Fed communication is clear, Deutsche Bank’s Stuart Sparks writes, in a new note.
Negative short rates have been rejected as a short-term policy tool for additional easing when it comes to combatting the crisis.
“The implication is that additional easing will be provided through balance sheet growth”, Sparks goes on to say, reiterating the message from a note out Thursday, and driving home a series of points made previously and documented extensively here in “How Many Trillions Equals Negative 1?”
The parade of Fed officials the market heard from this week were unanimous in rejecting negative rates. If that’s too strong, we can say they were unequivocal in indicating that the entire tool kit would be exhausted before considering cutting rates below zero. Jerome Powell attempted to dispel the idea on Wednesday, although as Nomura quipped, his remarks had a kind of Lloyd Christmas feel to them.
If negative rates aren’t in the cards, and the Fed intends to engineer policy that’s actually stimulative, the balance sheet will have to keep growing. That’s the thrust of Sparks’s message, which is the same as it was in weeks previous: r* is somewhere around -1%, and absent negative rates, getting there will entail QE of $3.3 trillion, enough to soak up Treasury coupon supply for the rest of the year – and then some. Here is the key passage from Friday’s note, which echoes previous research:
Fed research suggests that $100 billion in QE has approximately the same impact on year 1 growth as 3 bp of policy easing. To ease to the same degree as 100 bp of short rate cuts, the implication is that QE purchases could be as much as $3.3 trillion. Purchases near that magnitude would create a material supply/demand imbalance that should significantly depress the term premium from current levels. Given our projections for Treasury coupon issuance and Fed QE purchases, we estimate that Fed demand alone will outstrip Treasury supply by approximately $900 billion over the remainder of the year.
Note that yield-curve control purchases are baked into the forecast starting over the summer, as is a projection for “steady state” (if you will) monthly QE.
The Fed on Friday said it will slow Treasury buying again, this time to $6 billion per day next week, from $7 billion. That run rate is still very high by any standard outside of the current context, although well off the unfathomable pace seen during the height of the panic.
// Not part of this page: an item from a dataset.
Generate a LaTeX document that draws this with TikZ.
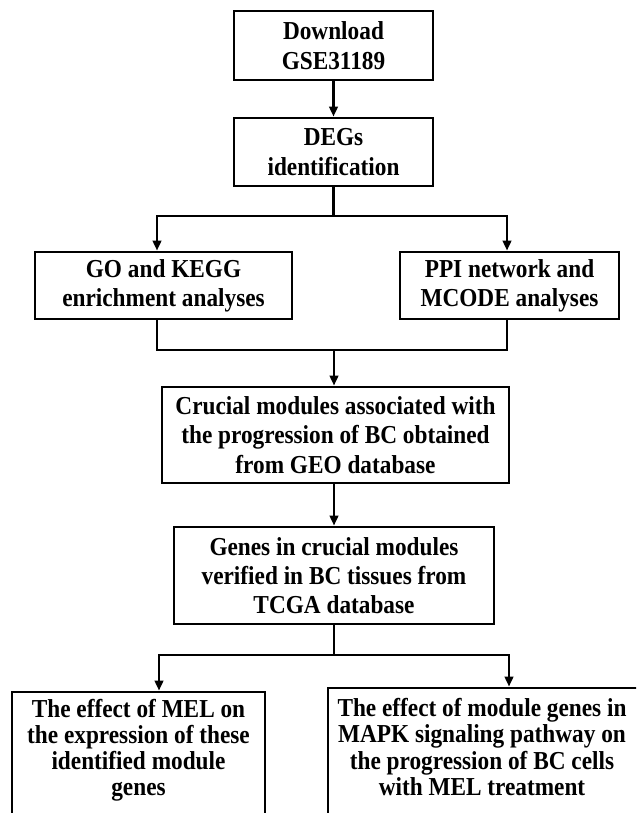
\documentclass[tikz,border=0pt]{standalone}
\usepackage{fontspec}
\setmainfont{Liberation Serif}[FakeStretch=0.9]
\usetikzlibrary{arrows.meta}
\begin{document}
\begin{tikzpicture}[x=0.75pt,y=-0.75pt,
  box/.style={draw=black,line width=2.2pt,inner sep=0pt,align=center,
    font=\fontsize{19.4pt}{22pt}\selectfont\bfseries},
  txt/.style={inner sep=0pt,align=center,
    font=\fontsize{19.4pt}{19.6pt}\selectfont\bfseries},
  conn/.style={line width=1.7pt},
  arr/.style={line width=1.7pt,-{Triangle[length=7.5pt,width=6.5pt]}}]
\useasboundingbox (0,0) rectangle (636,813);
\clip (0,0) rectangle (636,813);
\fill[white] (0,0) rectangle (636,813);
% boxes
\node[box,minimum width=149.25pt,minimum height=51.75pt] (dl) at (333.5,45.5) {Download\\GSE31189};
\node[box,minimum width=149.25pt,minimum height=51pt] (deg) at (333.5,152) {DEGs\\identification};
\node[box,minimum width=192.75pt,minimum height=50.25pt] (go) at (163.5,285.5) {GO and KEGG\\enrichment analyses};
\node[box,minimum width=164.25pt,minimum height=50.25pt] (ppi) at (509.5,285.5) {PPI network and\\MCODE analyses};
\node[box,minimum width=260.25pt,minimum height=72pt] (cru) at (335.5,435) {Crucial modules associated with\\the progression of BC obtained\\from GEO database};
\node[box,minimum width=240pt,minimum height=72.75pt] (gen) at (334,575.5) {Genes in crucial modules\\verified in BC tissues from\\TCGA database};
\node[box,minimum width=189.75pt,minimum height=111pt] (mel) at (138.5,766) {};
\node[box,minimum width=249pt,minimum height=114pt] (map) at (494,764) {};
\node[txt] (meltxt) at (138.5,750) {The effect of MEL on\\the expression of these\\identified module\\genes};
\node[txt] (maptxt) at (482,747) {The effect of module genes in\\MAPK signaling pathway on\\the progression of BC cells\\with MEL treatment};
% junction coordinates
\coordinate (aL) at (157,216);
\coordinate (aR) at (507,216);
\coordinate (mL) at (157,350);
\coordinate (mR) at (507,350);
\coordinate (mC) at (334,350);
\coordinate (cC) at (334,483);
\coordinate (bL) at (159,655);
\coordinate (bR) at (509,655);
% connectors
\draw[arr] (dl.south) -- (deg.north);
\draw[conn] (deg.south) -- (deg.south |- aL);
\draw[arr] (deg.south |- aL) -- (aL) -- (aL |- go.north);
\draw[arr] (deg.south |- aR) -- (aR) -- (aR |- ppi.north);
\draw[conn] (mL |- go.south) -- (mL) -- (mR) -- (mR |- ppi.south);
\draw[arr] (mC) -- (mC |- cru.north);
\draw[arr] (cC |- cru.south) -- (cC |- gen.north);
\draw[conn] (gen.south) -- (gen.south |- bL);
\draw[arr] (gen.south |- bL) -- (bL) -- (bL |- mel.north);
\draw[arr] (gen.south |- bR) -- (bR) -- (bR |- map.north);
\end{tikzpicture}
\end{document}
Take this into consideration when you ponder shrill warnings about the debt America has chosen to issue (and note that issuing debt to pay for virus relief is a choice, not an imperative) in conjunction with recent economic rescue packages.
Earlier this month, the refunding announcement was met with a predictable cacophony of warnings about the purported perils of the coming Treasury supply tsunami. I scoffed at those warnings. When it comes to coupons, the Fed is going to absorb all of it – plus hundreds of billions more. As for bills, they’ll step in with purchases and cap rates if they have to, although it probably won’t be necessary. For more on that, see “Zoltan Pozsar On Money Market ‘Singularity’ And War Finance“.
Additionally, Deutsche’s Sparks doubts whether falling Treasury yields are going to mean subdued demand from other investors.
“We do not subscribe to the argument that end-user demand for Treasuries is negligible at these yield levels”, he writes, in the same Friday piece, before noting that the hedged yield pickup on the long bond compared to JGBs and Bunds makes USTs attractive compared to domestic alternatives for investors in Europe and Japan.
Finally, Sparks says he also sees pension investors as “another significant source of demand for duration even at low general yield levels”.
The narrow takeaway from all of this is a bullish backdrop for bonds, and flattening pressure on the curve.
But from a macro perspective, I would emphasize two things.
First, we are now in an era of administered prices, something Sparks himself has repeatedly emphasized in precisely those terms. The Fed is going to absorb coupon supply tied to the virus relief packages. As Zoltan Pozsar made clear on Thursday, there are four pools of liquidity that will soak up bill supply, and failing that, the Fed will step in and simply cap yields.
“It’s war finance, and the Fed appears committed to ensure that collateral supply (US Treasury issuance) does not outpace the supply of reserves by a crushing margin”, Pozsar wrote. “Ongoing QE ensures that; standing liquidity facilities ensure that; and changes to the edifice of Basel III ensure that”, he went on to say, adding that “the Fed is laser focused on ensuring there is enough balance sheet and reserves to meet the US government’s and everyone else’s growing credit needs”.
Second, and obviously related, yields are thus a policy choice. The US is under no obligation to pay “market prices” on any debt it chooses to issue. We’re not all the way down the road to 100% administered markets, but we’re getting there. The crisis has accelerated our journey.